William Quinby

Bill Quinby

William Quinby

Vice Chairman and Co-Regional Manager at Savills

William Quinby
By June 14, 2022 7:00 AM

William Quinby has seen plenty of commercial real estate trends come and go in his more than three decades at Savills. Even in the face of inflation, a potential recession and an ongoing global pandemic, Quinby, who mostly represents government, nonprofit and university institutions, said his business has stayed much the same. “The governments that I’ve worked with have had the responsibility as a government to stay in business and the philosophy that their employees should be in the office — and, consequently, they made it safe for them to do so,” Quinby said. “They have not embraced this full hybrid work but have just carefully looked at an appropriate hybrid model, and that has not led to a reduction in footprint.”

Quinby, who completed 1.3 million square feet in leases across 17 transactions in 2021, has represented Amtrak, George Mason University, the District of Columbia and the Metropolitan Washington Airport Authority.

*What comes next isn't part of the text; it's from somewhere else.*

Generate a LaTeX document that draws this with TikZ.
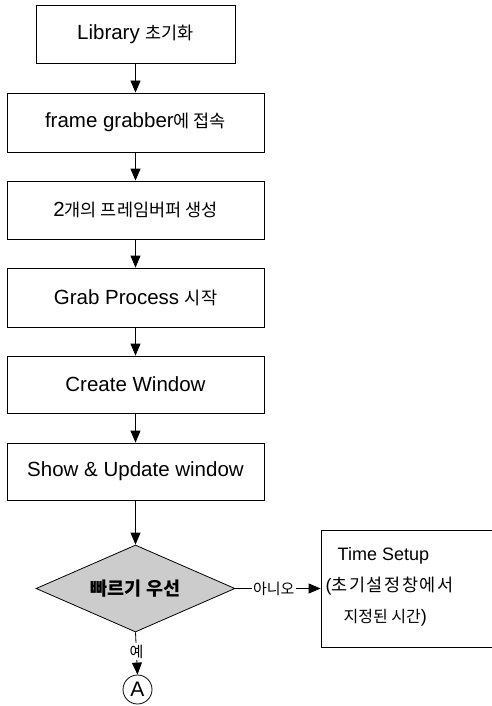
\documentclass[tikz,border=0pt]{standalone}
\usepackage{fontspec}
\setmainfont{Liberation Sans}
\newfontfamily\kr{Noto Sans CJK KR}
\usetikzlibrary{shapes.geometric,arrows.meta}
\newcommand{\ko}[1]{{\kr\fontsize{17.5}{22}\selectfont #1}}
\newcommand{\kos}[1]{{\kr\fontsize{16}{20}\selectfont #1}}
\newcommand{\kow}[1]{{\kr\fontsize{17.5}{20}\selectfont #1}}
\begin{document}
\begin{tikzpicture}[x=1pt,y=-1pt,
  every node/.style={font=\fontsize{20.5}{24}\selectfont},
  stepbox/.style={draw, line width=0.8pt, minimum height=58pt, inner sep=0pt},
  flow/.style={line width=0.8pt, -{Triangle[length=12pt,width=10pt]}},
  lbl/.style={fill=white, inner sep=1.5pt, font=\kr\fontsize{15}{17}\selectfont}]
\useasboundingbox (0,0) rectangle (492,706);
\clip (0,0) rectangle (492,706);
\node[stepbox, minimum width=199pt] (b1) at (135.5,34) {Library \ko{초기화}};
\node[stepbox, minimum width=257pt, minimum height=59pt] (b2) at (135.5,122.5) {frame grabber\ko{에 접속}};
\node[stepbox, minimum width=257pt] (b3) at (135.5,210) {2\ko{개의 프레임버퍼 생성}};
\node[stepbox, minimum width=257pt, minimum height=59pt] (b4) at (135.5,297.5) {Grab Process \ko{시작}};
\node[stepbox, minimum width=257pt, minimum height=57pt] (b5) at (135.5,384.5) {Create Window};
\node[stepbox, minimum width=257pt, minimum height=57pt] (b6) at (135.5,471.5) {Show \& Update window};
\node[diamond, draw, line width=0.8pt, fill=gray!40, aspect=2.29, minimum width=199pt, minimum height=87pt, inner sep=0pt, font=\kr\bfseries\fontsize{18.5}{22}\selectfont] (d) at (135.5,588.5) {빠르기 우선};
\node[draw, line width=0.8pt, minimum width=198pt, minimum height=117pt] (ts) at (420,588.5) {};
\node[align=left, anchor=west, inner sep=0pt, font=\fontsize{18}{31}\selectfont] (tst) at (325.5,587) {\hspace*{12pt}Time Setup\\(\kow{초\kern1.5pt 기\kern1.5pt 설\kern1.5pt 정\kern1.5pt 창\kern1.5pt 에\kern1.5pt 서}\\\hspace*{18pt}\kos{지정된 시간})};
\node[circle, draw, line width=0.8pt, minimum size=29pt, inner sep=0pt, font=\fontsize{21}{24}\selectfont] (A) at (137.5,689.5) {A};
\draw[flow] (b1) -- (b2);
\draw[flow] (b2) -- (b3);
\draw[flow] (b3) -- (b4);
\draw[flow] (b4) -- (b5);
\draw[flow] (b5) -- (b6);
\draw[flow] (b6) -- (d);
\draw[flow] (d.east) -- node[lbl, pos=0.45] {아니오} (ts.west);
\draw[flow] (d.south) -- node[lbl, pos=0.45] {예} (A.north);
\end{tikzpicture}
\end{document}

He was reluctant to discuss his clients, though he did not expect their space needs — particularly those on the government side — to change should a recession hit. Universities, on the other hand, may be more inclined to shrink or repurpose existing space rather than sign new leases, he added.

Quinby often represents tenants looking for new buildings, which are more difficult to find in Washington, D.C., he said. For his clients, often the location of a space is the first decision, and next comes the new development needed to meet a tenant’s specific space requirements.

Those deals, which involve the pre-leasing of a property that hasn’t been built yet, have been more complicated due to supply chain issues and staffing shortages that limit construction work. The No. 1 resource Quinby has tried to get for his clients, though, is time.

“We’re trying to start as early as we can on every project so that we have more schedule flexibility because, if we don’t, we’re going to shop less and be forced to buy what’s on the shelf right now,” Quinby said. “If it looks like we’re forced to make a decision, the market will take advantage of us.”